For Eric Bentley, the play is not a satisfactory tragedy.
Lack of terror
Bentley argues that, although audiences may feel “pity”, Willy is too lowly and pathetic a figure to inspire “terror”.
Lack of resolution
Bentley also argued that the play never resolves the question of who is responsible for Willy’s death: is Willy the victim of his own tragic flaw or is he brought down by external (e.g. socio-economic) forces?
No man's land
For Bentley, Miller’s play falls between two stools – the tragedy and the socio-political play – and, as a result, ends up being neither.
Harold Bloom
For Harold Bloom, the play is a tragedy “despite itself”.
Not a tragedy
The play does not work as a tragedy in that Willy never achieves self-knowledge and the society of the play is not “cleansed” by Willy’s death.
A tragedy
But Willy’s death leads to Biff’s path to self-knowledge, while also “releasing” Biff from following Willy’s destructive dream.
Stephen Barker
Stephen Barker sees the play as a Nietzschean tragedy.
Nietzsche
The German philosopher Friedrich Nietzsche (1844-1900) argued that human life was essentially meaningless and that “God is dead”.

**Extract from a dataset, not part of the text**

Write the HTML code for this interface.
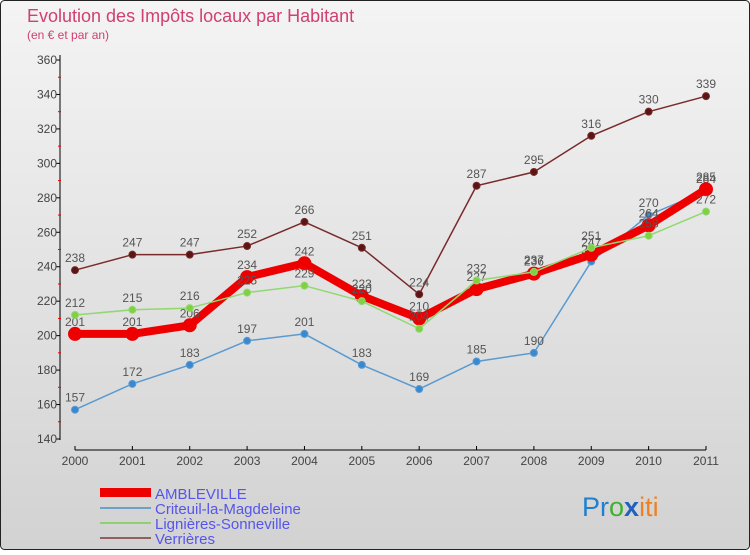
<!DOCTYPE html>
<html><head><meta charset="utf-8"><style>
body{margin:0;width:750px;height:550px;overflow:hidden;font-family:"Liberation Sans",sans-serif}
</style></head><body>
<svg id="c" width="750" height="550" xmlns="http://www.w3.org/2000/svg">
<defs><linearGradient id="bg" x1="0" y1="0" x2="0" y2="1"><stop offset="0" stop-color="#f4f4f4"/><stop offset="1" stop-color="#d2d2d2"/></linearGradient></defs>
<rect x="0.5" y="0.5" width="749" height="549" rx="4" fill="url(#bg)" stroke="#222"/>
<text x="27" y="22" font-size="18" fill="#d04070">Evolution des Impôts locaux par Habitant</text>
<text x="27" y="39" font-size="12" fill="#d04070">(en € et par an)</text>
<g id="axes"></g><g id="series"></g>
<g>
<rect x="100" y="488" width="51" height="9" fill="#e00"/>
<text x="155" y="499" font-size="15" fill="#5555ee">AMBLEVILLE</text>
<line x1="100" y1="508" x2="151" y2="508" stroke="#6fa0c8" stroke-width="2"/>
<text x="155" y="514" font-size="15" fill="#5555ee">Criteuil-la-Magdeleine</text>
<line x1="100" y1="523" x2="151" y2="523" stroke="#90d070" stroke-width="2"/>
<text x="155" y="529" font-size="15" fill="#5555ee">Lignières-Sonneville</text>
<line x1="100" y1="538" x2="151" y2="538" stroke="#906060" stroke-width="2"/>
<text x="155" y="544" font-size="15" fill="#5555ee">Verrières</text>
</g>
<text x="582" y="516" font-size="27"><tspan fill="#2080d0">Pr</tspan><tspan fill="#40b030">o</tspan><tspan fill="#2060c0" font-weight="bold">x</tspan><tspan fill="#f08020">iti</tspan></text>
</svg>
<script>
const years=[2000,2001,2002,2003,2004,2005,2006,2007,2008,2009,2010,2011];
const yTicks=[140,160,180,200,220,240,260,280,300,320,340,360];
const ambleville=[201,201,206,234,242,223,210,227,236,247,264,285];
const criteuil=[157,172,183,197,201,183,169,185,190,243,270,284];
const lignieres=[212,215,216,225,229,220,204,232,237,251,258,272];
const verrieres=[238,247,247,252,266,251,224,287,295,316,330,339];
const NS="http://www.w3.org/2000/svg";
const X=i=>75+i*(706-75)/11;
const Y=v=>439-(v-140)*(439-60)/220;
function mk(t,a,p){const e=document.createElementNS(NS,t);for(const k in a)e.setAttribute(k,a[k]);p.appendChild(e);return e;}
const ax=document.getElementById('axes');
const yl=mk('line',{x1:60,y1:55,x2:60,y2:440,stroke:'#000'},ax);


const xl=mk('line',{x1:75,y1:450,x2:706,y2:450,stroke:'#000'},ax);


yTicks.forEach(v=>{
 mk('line',{x1:56,y1:Y(v),x2:60,y2:Y(v),stroke:'#000'},ax);
 if(v<360)mk('line',{x1:58,y1:Y(v+10),x2:61,y2:Y(v+10),stroke:'#e00'},ax);
 const t=mk('text',{x:57,y:Y(v)+4,'font-size':12,fill:'#444','text-anchor':'end'},ax);t.textContent=v;
 
 
});
years.forEach((y,i)=>{
 mk('line',{x1:X(i),y1:446,x2:X(i),y2:450,stroke:'#000'},ax);
 const t=mk('text',{x:X(i),y:465,'font-size':12,fill:'#444','text-anchor':'middle'},ax);t.textContent=y;
 
 
});
const sg=document.getElementById('series');
function draw(data,name,col,w,r,dot){
 const g=mk('g',{},sg);
 
 
 const l=mk('polyline',{points:data.map((v,i)=>X(i)+','+Y(v)).join(' '),fill:'none',stroke:col,'stroke-width':w,'stroke-linejoin':'round'},g);
 
 
 data.forEach((v,i)=>{
  const c=mk('circle',{cx:X(i),cy:Y(v),r:r,fill:dot,stroke:col,'stroke-width':1},g);
  
  
  const t=mk('text',{x:X(i),y:Y(v)-8,'font-size':12,fill:'#555','text-anchor':'middle'},g);t.textContent=v;
  
  
 });
}
draw(verrieres,'verrieres','#7a2a2a',1.5,3.5,'#5a1515');
draw(criteuil,'criteuil','#5a9ad0',1.5,3.5,'#3a88d0');
draw(ambleville,'ambleville','#ee0000',8,6.5,'#ee0000');
draw(lignieres,'lignieres','#90d870',1.5,3.5,'#80d040');
</script>
</body></html>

Nietzsche saw tragedy as an art-form allowing audiences to recognise this truth.
Lack of closure
For Nietzsche, tragedy does not offer closure or understanding and Barker argues that Death of a Salesman conforms to this.
Willy kills himself for nothing and that Linda is the key figure in the play’s closing Requiem in that she does not understand Willy’s final act: “Why did you do it?”
Lies
Barker also sees the play as a Nietzschean tragedy in that it conforms to Nietzsche’s views that, as life was often unbearably cruel and painful, human beings essentially lie to each other in order to survive.
For Barker, Willy has spent his life lying to himself about who he really is and the Requiem shows that Happy will continue to follow Willy’s delusions (“he had a good dream”).